Cuantas veces a lo largo de nuestras vidas nos hemos sentido solos, muchos hemos vivido dramas que nos dejan profundas heridas.
De pequeños nos arropa el amor de los padres y hermanos, entramos al crecer en un mundo que se nos seduce, a veces ese mundo es una red que nos atrapa de diversas maneras.
Nacer es una cadena, somos parte de un núcleo familiar, «Creced y multiplicaos» es la frase bíblica que casi todos acatamos, nos obstinamos en formar una familia, sin soltar el cordón umbilical que nos une a nuestras raíces, tenemos hijos que crecen y obedecen el credo al igual que nosotros, vuelan como lo hicimos y lejos de nosotros o cerca, construyen su nido y nuevos eslabones se unen a la cadena.
La vida guarda experiencias insospechadas, unas veces gratas, otras no tanto, sin embargo siempre está ahí la familia a la que nos unen esos lazos de afecto que cerca o lejos, son cadenas de amor que nos consuelan cuando la angustia hace mella en el corazón.

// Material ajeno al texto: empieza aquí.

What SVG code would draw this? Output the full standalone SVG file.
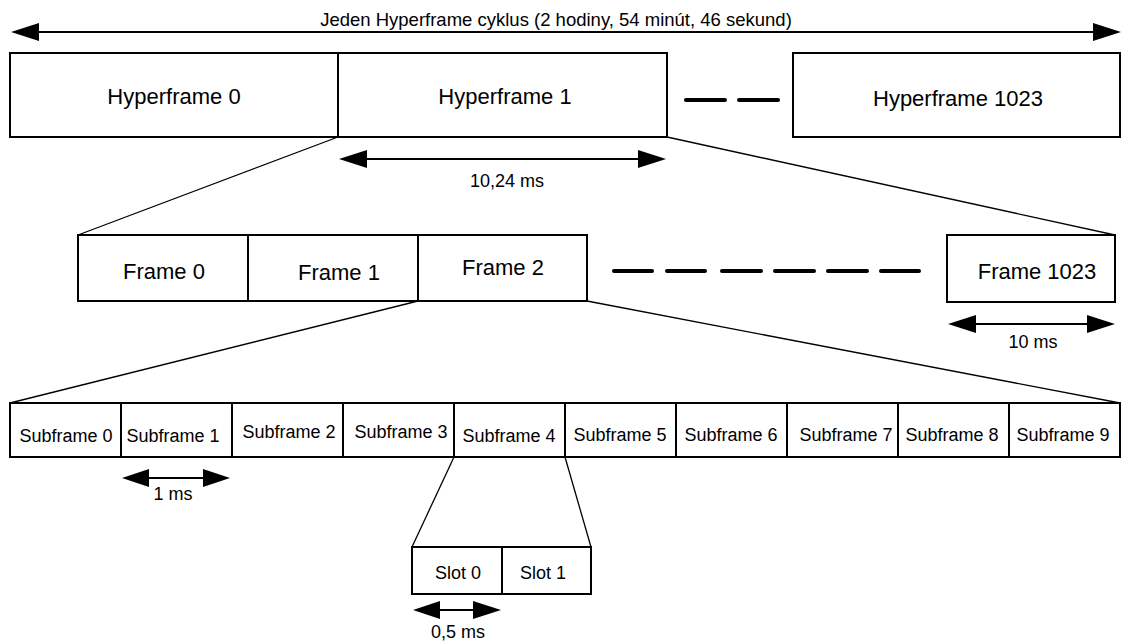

Ojalá tuviéramos el poder de tomar el tiempo en las manos y moldear la vida, de manera en que siempre pudiéramos tener junto a nosotros a nuestros seres queridos.
Reconforta que aunque nos marchemos lejos del lar familiar, separados de los padres y hermanos, aunque marchen los hijos, no hay fuerza humana que nos impida reunirnos, no existe distancia que nos atemorice y volamos a ese encuentro entrañable.
Cuántos de nosotros quisiera hoy sentirse libre para volar a corta o larga distancia, cuánta ha sido la amargura de unos días en que sentimos encogida la conciencia por tantas muertes de seres humanos a los que no conocíamos, más es lo menos importante, pues nos conmueve la realidad triste que vive el planeta.
Cuántas veces agobiados por diferentes circunstancias, hemos sentido ganas de volar y volamos, ahora sin embargo, somos prisioneros del acaso, todos en cualquier parte del mundo compartimos idéntico destino.
No existe ningún lugar que esté libre del flagelo que nos abate y es ahora cuando estamos en capacidad de valorar el verdadero sentido de la libertad.
Porque el principal prisionero es el corazón acongojado por nuestros hijos, por la familia en general, porque a pesar de estar cerca, hay que permanecer lejos, porque el abrazo que conforta nos está prohibido y solo la palabra en su infinito poder nos consuela en este compás de espera que pesa sobre la humanidad.
Dios en su infinita misericordia extenderá su mano y rescatará a nuestro mundo, aferrados a esa certeza tenemos la obligación de permanecer unidos y contribuir en la medida de lo que cada uno pueda aportar, si se nos pide permanecer en casa, acatar ese mandato hasta que todo pase.
Seamos fuertes y consecuentes, no perdamos la esperanza y muy pronto, Dios permitirá que podamos volver a abrazarnos.